Leggere come felicità dell’utopia è il titolo del saggio che conclude la raccolta, elaborato per una conferenza tenuta da Pontiggia nel 1996 al Gabinetto Vieusseux di Firenze. Il tono, se si può dire, è più scanzonato, si accompagna alla famigliarità, alla passione per la letteratura vissuta quotidianamente. Qui l’ironia diventa un registro prevalente nella trattazione, la verve del bibliofilo trova terreno fertile, ad esempio, quando viene ricordato l’interesse spasmodico che editori, autori e librai hanno verso il non-lettore, o come quando viene rimarcata l’incongruenza di definizioni concepite forse con le migliori (e possibili) intenzioni: “il libro come «strumento di cultura». Si può immaginare una trovata più sorprendente, più trascinante, più irresistibile? Una espressione più desolata? Strumento, cultura. È solo la vita che può suscitare nuova vita.”

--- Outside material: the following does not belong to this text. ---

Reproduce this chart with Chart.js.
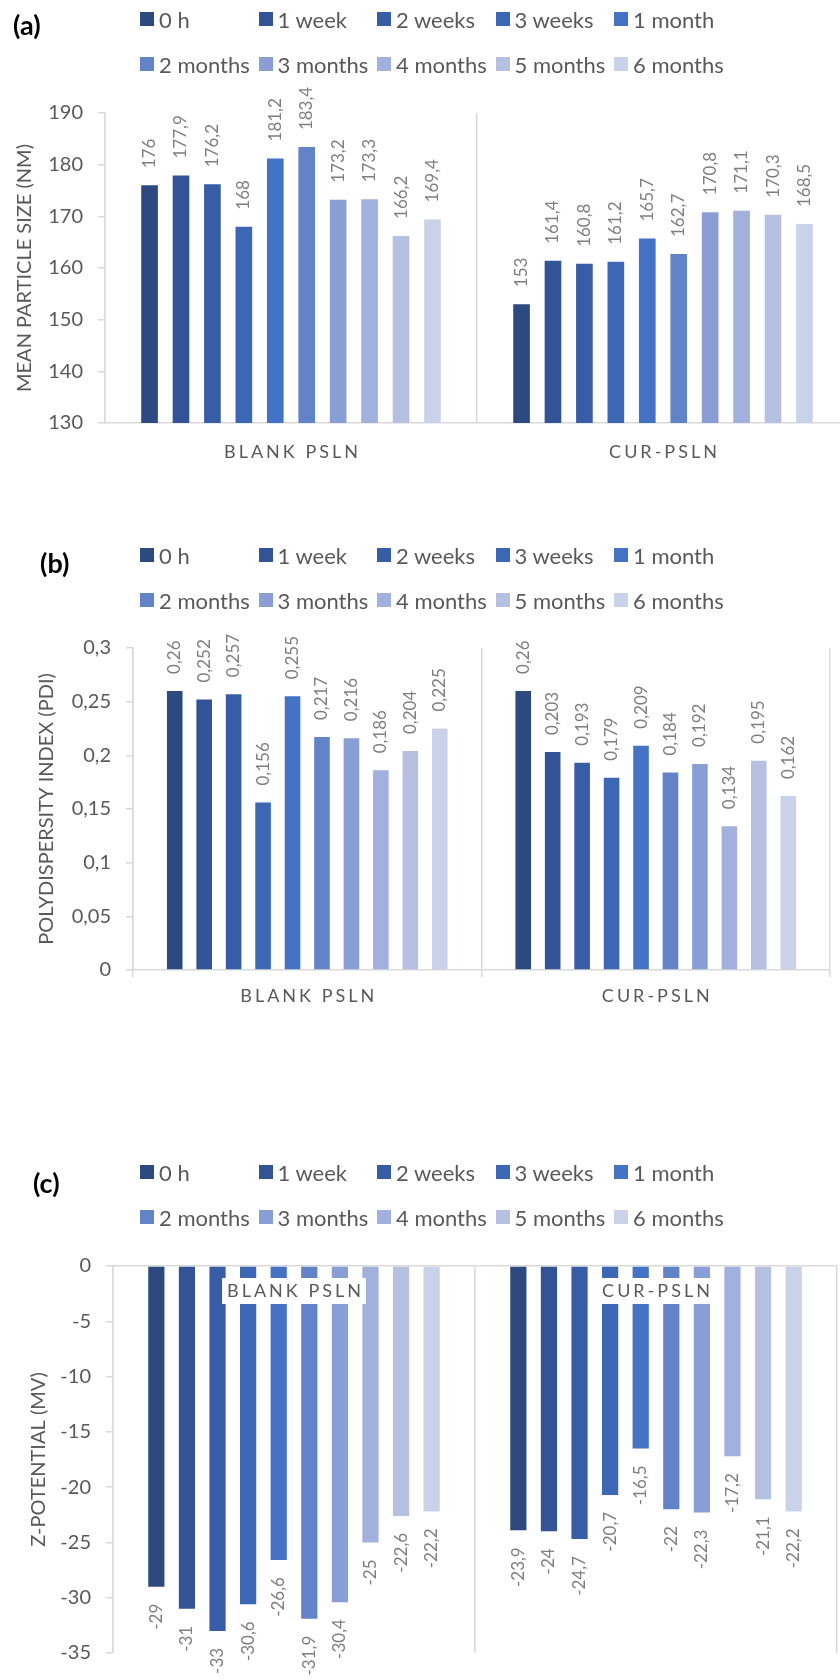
<!DOCTYPE html>
<html>
<head>
<meta charset="utf-8">
<script src="https://cdn.jsdelivr.net/npm/chart.js@4.4.1/dist/chart.umd.min.js"></script>
<style>
  html, body { margin: 0; padding: 0; background: #fff; }
  body { width: 840px; height: 1680px; position: relative; overflow: hidden; font-family: Lato, sans-serif; }
  canvas { position: absolute; left: 0; }
  .tag { position: absolute; font-weight: bold; font-size: 27px; line-height: 32px; color: #000; }
  .leg { position: absolute; display: flex; align-items: center; height: 26px; font-size: 22px; color: #595959; white-space: nowrap; }
  .leg .box { display: inline-block; width: 14px; height: 14px; margin-right: 5px; }
</style>
</head>
<body>
<canvas id="chartA" width="860" height="480" style="top:0px"></canvas>
<canvas id="chartB" width="840" height="520" style="top:500px"></canvas>
<canvas id="chartC" width="840" height="560" style="top:1120px"></canvas>
<div class="tag" style="left:13px;top:9px">(a)</div>
<div class="tag" style="left:40px;top:547px">(b)</div>
<div class="tag" style="left:33px;top:1167px">(c)</div>
<script>
const groups = ['BLANK PSLN', 'CUR-PSLN'];
const timeLabels = ['0 h', '1 week', '2 weeks', '3 weeks', '1 month', '2 months', '3 months', '4 months', '5 months', '6 months'];
const timeColors = ['#2c4a80', '#325496', '#375da6', '#3c67b5', '#4472c4', '#6383c9', '#889ed5', '#a1b0dc', '#b6c1e2', '#cad2e9'];

// mean particle size (nm)
const sizeBlank = [176, 177.9, 176.2, 168, 181.2, 183.4, 173.2, 173.3, 166.2, 169.4];
const sizeCur = [153, 161.4, 160.8, 161.2, 165.7, 162.7, 170.8, 171.1, 170.3, 168.5];
const sizeTicks = [130, 140, 150, 160, 170, 180, 190];

// polydispersity index
const pdiBlank = [0.26, 0.252, 0.257, 0.156, 0.255, 0.217, 0.216, 0.186, 0.204, 0.225];
const pdiCur = [0.26, 0.203, 0.193, 0.179, 0.209, 0.184, 0.192, 0.134, 0.195, 0.162];
const pdiTicks = [0, 0.05, 0.1, 0.15, 0.2, 0.25, 0.3];

// z-potential (mV)
const zetaBlank = [-29, -31, -33, -30.6, -26.6, -31.9, -30.4, -25, -22.6, -22.2];
const zetaCur = [-23.9, -24, -24.7, -20.7, -16.5, -22, -22.3, -17.2, -21.1, -22.2];
const zetaTicks = [-35, -30, -25, -20, -15, -10, -5, 0];

const grey = '#595959';
const lineGrey = '#d9d9d9';

function comma(v) {
  return String(v).replace('.', ',');
}

// rotated value labels at the end of each bar
const barValues = {
  id: 'barValues',
  afterDatasetsDraw(chart) {
    const ctx = chart.ctx;
    ctx.save();
    ctx.font = '17px Lato';
    ctx.fillStyle = '#7f7f7f';
    ctx.textBaseline = 'middle';
    chart.data.datasets.forEach((ds, i) => {
      chart.getDatasetMeta(i).data.forEach((bar, j) => {
        const v = ds.data[j];
        ctx.save();
        ctx.translate(bar.x, v >= 0 ? bar.y - 17 : bar.y + 17);
        ctx.rotate(-Math.PI / 2);
        ctx.textAlign = v >= 0 ? 'left' : 'right';
        ctx.fillText(comma(v), 0, 0);
        ctx.restore();
      });
    });
    ctx.restore();
  }
};

// spaced category names, optionally on a white box
const groupNames = {
  id: 'groupNames',
  afterDatasetsDraw(chart, args, opts) {
    const ctx = chart.ctx, xs = chart.scales.x, area = chart.chartArea;
    const y = opts.fromTop ? area.top + opts.offset : area.bottom + opts.offset;
    ctx.save();
    ctx.font = '18px Lato';
    ctx.letterSpacing = '3px';
    ctx.textAlign = 'left';
    ctx.textBaseline = 'middle';
    groups.forEach((g, i) => {
      const cx = xs.getPixelForValue(i);
      const w = ctx.measureText(g).width - 3;
      const x0 = cx - w / 2;
      if (opts.backdrop) {
        ctx.fillStyle = '#fff';
        ctx.fillRect(x0 - 5, y - 13, w + 10, 26);
      }
      ctx.fillStyle = grey;
      ctx.fillText(g, x0, y);
    });
    ctx.restore();
  }
};

function makeChart(id, blank, cur, ticks, yTitle, cfg) {
  return new Chart(document.getElementById(id), {
    type: 'bar',
    data: {
      labels: groups,
      datasets: timeLabels.map((t, i) => ({
        label: t,
        data: [blank[i], cur[i]],
        backgroundColor: timeColors[i],
        categoryPercentage: 0.845,
        barPercentage: 0.53
      }))
    },
    options: {
      responsive: false,
      animation: false,
      layout: { padding: cfg.pad },
      plugins: {
        legend: { display: false },
        tooltip: { enabled: false },
        groupNames: cfg.names
      },
      scales: {
        x: {
          position: cfg.xTop ? 'top' : 'bottom',
          grid: { offset: true, color: lineGrey, lineWidth: 1.5, drawTicks: !!cfg.xTicks, tickLength: 7 },
          border: { display: true, color: lineGrey, width: 1.5 },
          ticks: { display: false },
          afterFit: s => { s.height = 6; }
        },
        y: {
          min: ticks[0],
          max: ticks[ticks.length - 1],
          afterBuildTicks: s => { s.ticks = ticks.map(v => ({ value: v })); },
          grid: { drawOnChartArea: false, color: lineGrey, lineWidth: 1.5, tickLength: 7 },
          border: { display: true, color: lineGrey, width: 1.5 },
          ticks: { color: grey, font: { family: 'Lato', size: 20 }, padding: 15, callback: v => comma(v) },
          title: { display: true, text: yTitle, color: grey, font: { family: 'Lato', size: 20 }, padding: { top: cfg.titleX - 12, bottom: 0 } },
          afterFit: s => { s.width = cfg.yWidth; }
        }
      }
    },
    plugins: [barValues, groupNames]
  });
}

function addLegend(row1, row2) {
  timeLabels.forEach((t, i) => {
    const d = document.createElement('div');
    d.className = 'leg';
    d.style.left = (140 + (i % 5) * 118.5) + 'px';
    d.style.top = ((i < 5 ? row1 : row2) - 13) + 'px';
    const b = document.createElement('span');
    b.className = 'box';
    b.style.background = timeColors[i];
    d.appendChild(b);
    d.appendChild(document.createTextNode(t));
    document.body.appendChild(d);
  });
}

addLegend(19, 64);
addLegend(555, 600);
addLegend(1172, 1217);

makeChart('chartA', sizeBlank, sizeCur, sizeTicks, 'MEAN PARTICLE SIZE (NM)', {
  pad: { top: 113, right: 11, bottom: 51, left: 0 },
  yWidth: 105, titleX: 25,
  names: { offset: 29 }
});

makeChart('chartB', pdiBlank, pdiCur, pdiTicks, 'POLYDISPERSITY INDEX (PDI)', {
  pad: { top: 148, right: 10, bottom: 44, left: 0 },
  yWidth: 133, titleX: 47, xTicks: true,
  names: { offset: 26 }
});

makeChart('chartC', zetaBlank, zetaCur, zetaTicks, 'Z-POTENTIAL (MV)', {
  pad: { top: 140, right: 3, bottom: 20, left: 0 },
  yWidth: 113, titleX: 39, xTop: true,
  names: { offset: 25, fromTop: true, backdrop: true }
});
</script>
</body>
</html>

Il maestro Pontiggia (un maestro capace di comunicare con chiarezza, “simpatia” e con spirito di responsabilità, ricorda Daniela Marcheschi nella prefazione) elenca infine un numero cospicuo di utopie occulte che orientano le scelte dei lettori. Dall’utopia della salvezza all’utopia della razionalità, si tratta di riflessioni che compongono una mappatura dei piaceri e dei crucci di chi non può fare a meno di frequentare i corridoi e gli anfratti delle librerie. Utopie incomplete, da aggiornare e perlustrare, con la convinzione che i piaceri più grandi e duraturi scaturiscono da una specie di inconsapevolezza, di semplice attrazione. Il grande scrittore e saggista prende quindi sotto braccio il lettore, e a lui confessa la propria arrendevolezza, la propria verità: “Perché leggere un libro. Se si fosse sinceri, non sarebbe una domanda. E neanche una risposta. Sarebbe dire perché respirare e vivere.”